Instructions for the task.
Reproduce the material below line by line, beginning with its first line and ending with the line that contains "to Unmarried Women</text>"; leave out pictures.
——————
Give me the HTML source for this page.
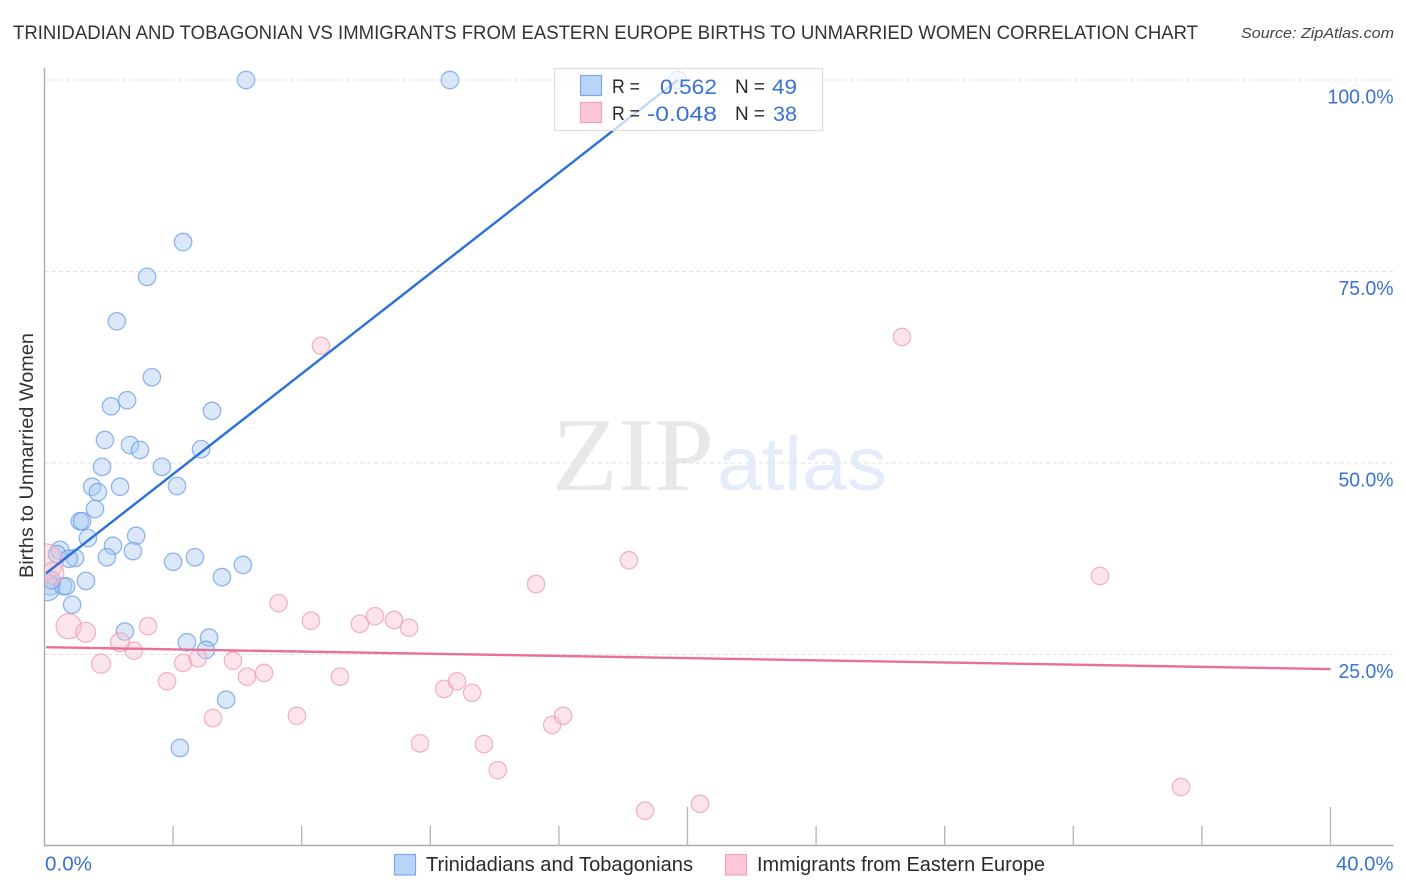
<!DOCTYPE html>
<html lang="en">
<head>
<meta charset="utf-8">
<title>Births to Unmarried Women Correlation Chart</title>
<style>
html,body{margin:0;padding:0;background:#fff;}
svg{display:block;font-family:"Liberation Sans",sans-serif;}
</style>
</head>
<body>
<svg id="chart" xmlns="http://www.w3.org/2000/svg" width="1406" height="892" viewBox="0 0 1406 892">
  <defs>
    <clipPath id="plot-clip"><rect x="45" y="60" width="1360" height="786"/></clipPath>
  </defs>
  <rect x="0" y="0" width="1406" height="892" fill="#ffffff"/>
  <text x="13" y="39" font-size="19.5" fill="#333333" textLength="1185" lengthAdjust="spacingAndGlyphs">TRINIDADIAN AND TOBAGONIAN VS IMMIGRANTS FROM EASTERN EUROPE BIRTHS TO UNMARRIED WOMEN CORRELATION CHART</text>
  <text x="1241" y="38" font-size="15" font-style="italic" fill="#444" textLength="153" lengthAdjust="spacingAndGlyphs">Source: ZipAtlas.com</text>
  <g>
    <text x="552" y="490" font-family="'Liberation Serif',serif" font-size="105" fill="#e8e8e8" textLength="162" lengthAdjust="spacingAndGlyphs">ZIP</text>
    <text x="717" y="490" font-size="76" fill="#e5ecf9" textLength="170" lengthAdjust="spacingAndGlyphs">atlas</text>
  </g>
  <g id="grid"></g>
  <g id="axes"></g>
  <g id="blue-points" clip-path="url(#plot-clip)"></g>
  <g id="pink-points" clip-path="url(#plot-clip)"></g>
  <g id="trends"></g>
  <g id="labels"></g>
  <text transform="translate(33,578) rotate(-90)" x="0" y="0" font-size="19" fill="#333333" textLength="245" lengthAdjust="spacingAndGlyphs">Births to Unmarried Women</text>

  <g>
    <rect x="554.5" y="68.5" width="268" height="62" fill="#ffffff" fill-opacity="0.72" stroke="#dcdcdc" stroke-width="1.2"/>
    <rect x="580.5" y="75.5" width="21" height="20" fill="#b8d4f8" stroke="#7ea8e8" stroke-width="1.2"/>
    <rect x="580.5" y="102.5" width="21" height="20" fill="#fcc8d8" stroke="#f0a0bc" stroke-width="1.2"/>
    <text x="612" y="93" font-size="19" fill="#2a2a2a" textLength="28" lengthAdjust="spacingAndGlyphs">R =</text>
    <text x="660" y="94" font-size="21.5" fill="#3a72d4" textLength="57" lengthAdjust="spacingAndGlyphs">0.562</text>
    <text x="735" y="93" font-size="19" fill="#2a2a2a" textLength="30" lengthAdjust="spacingAndGlyphs">N =</text>
    <text x="772" y="94" font-size="21.5" fill="#3a72d4" textLength="25" lengthAdjust="spacingAndGlyphs">49</text>
    <text x="612" y="120" font-size="19" fill="#2a2a2a" textLength="28" lengthAdjust="spacingAndGlyphs">R =</text>
    <text x="647" y="121" font-size="21.5" fill="#3a72d4" textLength="70" lengthAdjust="spacingAndGlyphs">-0.048</text>
    <text x="735" y="120" font-size="19" fill="#2a2a2a" textLength="30" lengthAdjust="spacingAndGlyphs">N =</text>
    <text x="773" y="121" font-size="21.5" fill="#3a72d4" textLength="24" lengthAdjust="spacingAndGlyphs">38</text>
  </g>

  <g>
    <rect x="394.5" y="854.5" width="21" height="20.5" fill="#b8d4f8" stroke="#7ea8e8" stroke-width="1.2"/>
    <text x="426" y="871" font-size="20" fill="#2a2a2a" textLength="267" lengthAdjust="spacingAndGlyphs">Trinidadians and Tobagonians</text>
    <rect x="725.5" y="854.5" width="21" height="20.5" fill="#fcc8d8" stroke="#f0a0bc" stroke-width="1.2"/>
    <text x="757" y="871" font-size="20" fill="#2a2a2a" textLength="288" lengthAdjust="spacingAndGlyphs">Immigrants from Eastern Europe</text>
  </g>
</svg>
<script>
const xTickValues = [0, 4, 8, 12, 16, 20, 24, 28, 32, 36, 40];
const yTickValues = [25, 50, 75, 100];
const yTickLabels = ["25.0%", "50.0%", "75.0%", "100.0%"];
const xEndLabels = ["0.0%", "40.0%"];
const blueX = [6.27,12.61,19.7,4.31,3.19,2.25,3.34,2.57,2.07,5.21,1.88,2.66,2.97,4.87,1.79,3.65,1.48,2.35,1.66,4.12,1.57,1.1,1.17,1.35,2.85,2.13,2.75,1.94,4.0,4.68,6.17,5.52,0.48,0.39,0.95,0.76,1.29,0.17,0.08,0.58,0.67,0.86,2.5,4.43,5.12,5.02,5.65,4.21,0.23];
const blueY = [100,100,100,78.85,74.3,68.5,61.2,58.2,57.4,56.8,53,52.35,51.7,51.8,49.5,49.5,46.9,46.9,46.2,47,44,42.4,42.4,40.2,40.5,39.2,38.5,37.7,37.1,37.7,36.7,35.1,38.6,38.1,37.6,37.5,34.6,34.1,33.7,33.9,33.9,31.5,28,26.6,27.2,25.6,19.1,12.8,34.7];
const blueWeight = [1,1,1,1,1,1,1,1,1,1,1,1,1,1,1,1,1,1,1,1,1,1,1,1,1,1,1,1,1,1,1,1,1.1,1,1,1,1,1.4,2.2,1,1,1,1,1,1,1,1,1,1];
const pinkX = [8.6,26.67,0.02,0.26,0.75,1.28,2.35,3.22,2.78,1.76,3.81,4.31,4.77,5.86,6.3,6.83,7.28,8.29,9.81,10.28,10.87,11.34,9.19,7.85,5.24,11.68,12.43,12.83,13.3,13.67,14.1,15.79,16.13,15.29,18.18,18.68,20.39,32.83,35.35];
const pinkY = [65.3,66.45,37.1,35.6,28.7,27.9,26.6,28.7,25.5,23.8,21.5,23.9,24.5,24.2,22.1,22.6,31.7,29.4,29,30,29.5,28.5,22.1,17,16.7,13.4,20.5,21.5,20,13.3,9.9,15.8,17,34.2,37.3,4.6,5.5,35.25,7.7];
const pinkWeight = [1,1,4.3,1.6,2.06,1.3,1.2,1,1,1.2,1,1,1,1,1,1,1,1,1,1,1,1,1,1,1,1,1,1,1,1,1,1,1,1,1,1,1,1,1];
const blueTrendX = [0.05, 19.7];
const blueTrendY = [35.6, 100];
const pinkTrendX = [0.05, 40];
const pinkTrendY = [25.95, 23.1];

const NS = "http://www.w3.org/2000/svg";
function xScale(v) { return 44.5 + v * 32.15; }
function yScale(v) { return 846 - v * 7.66; }
function make(tag, attrs, parent) {
  const el = document.createElementNS(NS, tag);
  for (const k in attrs) el.setAttribute(k, attrs[k]);
  parent.appendChild(el);
  return el;
}
const grid = document.getElementById("grid");
const axes = document.getElementById("axes");
const labels = document.getElementById("labels");
const trends = document.getElementById("trends");

yTickValues.forEach(function (v, i) {
  const line = make("line", {x1: 45, x2: 1393, y1: yScale(v), y2: yScale(v), stroke: "#e2e2e2", "stroke-width": 1, "stroke-dasharray": "4 3"}, grid);
  
  
  const t = make("text", {x: 1393.5, y: yScale(v) + 23.5, "text-anchor": "end", "font-size": 20, fill: "#3a72d4", textLength: yTickLabels[i].length === 6 ? 66 : 55, lengthAdjust: "spacingAndGlyphs"}, labels);
  
  
  t.textContent = yTickLabels[i];
});

const yAxis = make("line", {x1: 44.5, x2: 44.5, y1: 68, y2: 846, stroke: "#aaaaaa", "stroke-width": 1.4}, axes);


const xAxis = make("line", {x1: 44, x2: 1393.5, y1: 845.5, y2: 845.5, stroke: "#aaaaaa", "stroke-width": 1.4}, axes);



xTickValues.slice(1).forEach(function (v) {
  const top = v % 20 === 0 ? 807 : 826;
  const tick = make("line", {x1: xScale(v), x2: xScale(v), y1: top, y2: 846, stroke: "#b4b4b4", "stroke-width": 1.3}, axes);
  
  
});

const xLabelLeft = make("text", {x: 45, y: 870.5, "font-size": 20, fill: "#3a72d4", textLength: 47, lengthAdjust: "spacingAndGlyphs"}, labels);


xLabelLeft.textContent = xEndLabels[0];
const xLabelRight = make("text", {x: 1336, y: 870.5, "font-size": 20, fill: "#3a72d4", textLength: 57.5, lengthAdjust: "spacingAndGlyphs"}, labels);


xLabelRight.textContent = xEndLabels[1];

function radius(w) { return 8.7 * Math.sqrt(w); }

const blueGroup = document.getElementById("blue-points");
blueX.forEach(function (v, i) {
  const c = make("circle", {cx: xScale(v), cy: yScale(blueY[i]), r: radius(blueWeight[i]), fill: "#a8c8f4", "fill-opacity": 0.42, stroke: "#6f9fe6", "stroke-opacity": 0.75, "stroke-width": 1.3}, blueGroup);
  
  
});

const pinkGroup = document.getElementById("pink-points");
pinkX.forEach(function (v, i) {
  const c = make("circle", {cx: xScale(v), cy: yScale(pinkY[i]), r: radius(pinkWeight[i]), fill: "#f8bfd0", "fill-opacity": 0.42, stroke: "#ee9db8", "stroke-opacity": 0.75, "stroke-width": 1.3}, pinkGroup);
  
  
});

const blueTrend = make("line", {x1: xScale(blueTrendX[0]), y1: yScale(blueTrendY[0]), x2: xScale(blueTrendX[1]), y2: yScale(blueTrendY[1]), stroke: "#2b70d8", "stroke-width": 2.4}, trends);


const pinkTrend = make("line", {x1: xScale(pinkTrendX[0]), y1: yScale(pinkTrendY[0]), x2: xScale(pinkTrendX[1]), y2: yScale(pinkTrendY[1]), stroke: "#e96f9b", "stroke-width": 2.4}, trends);


</script>
</body>
</html>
——————
Solution.
Give me the HTML source for this page.
<!DOCTYPE html>
<html lang="en">
<head>
<meta charset="utf-8">
<title>Births to Unmarried Women Correlation Chart</title>
<style>
html,body{margin:0;padding:0;background:#fff;}
svg{display:block;font-family:"Liberation Sans",sans-serif;}
</style>
</head>
<body>
<svg id="chart" xmlns="http://www.w3.org/2000/svg" width="1406" height="892" viewBox="0 0 1406 892">
  <defs>
    <clipPath id="plot-clip"><rect x="45" y="60" width="1360" height="786"/></clipPath>
  </defs>
  <rect x="0" y="0" width="1406" height="892" fill="#ffffff"/>
  <text x="13" y="39" font-size="19.5" fill="#333333" textLength="1185" lengthAdjust="spacingAndGlyphs">TRINIDADIAN AND TOBAGONIAN VS IMMIGRANTS FROM EASTERN EUROPE BIRTHS TO UNMARRIED WOMEN CORRELATION CHART</text>
  <text x="1241" y="38" font-size="15" font-style="italic" fill="#444" textLength="153" lengthAdjust="spacingAndGlyphs">Source: ZipAtlas.com</text>
  <g>
    <text x="552" y="490" font-family="'Liberation Serif',serif" font-size="105" fill="#e8e8e8" textLength="162" lengthAdjust="spacingAndGlyphs">ZIP</text>
    <text x="717" y="490" font-size="76" fill="#e5ecf9" textLength="170" lengthAdjust="spacingAndGlyphs">atlas</text>
  </g>
  <g id="grid"></g>
  <g id="axes"></g>
  <g id="blue-points" clip-path="url(#plot-clip)"></g>
  <g id="pink-points" clip-path="url(#plot-clip)"></g>
  <g id="trends"></g>
  <g id="labels"></g>
  <text transform="translate(33,578) rotate(-90)" x="0" y="0" font-size="19" fill="#333333" textLength="245" lengthAdjust="spacingAndGlyphs">Births to Unmarried Women</text>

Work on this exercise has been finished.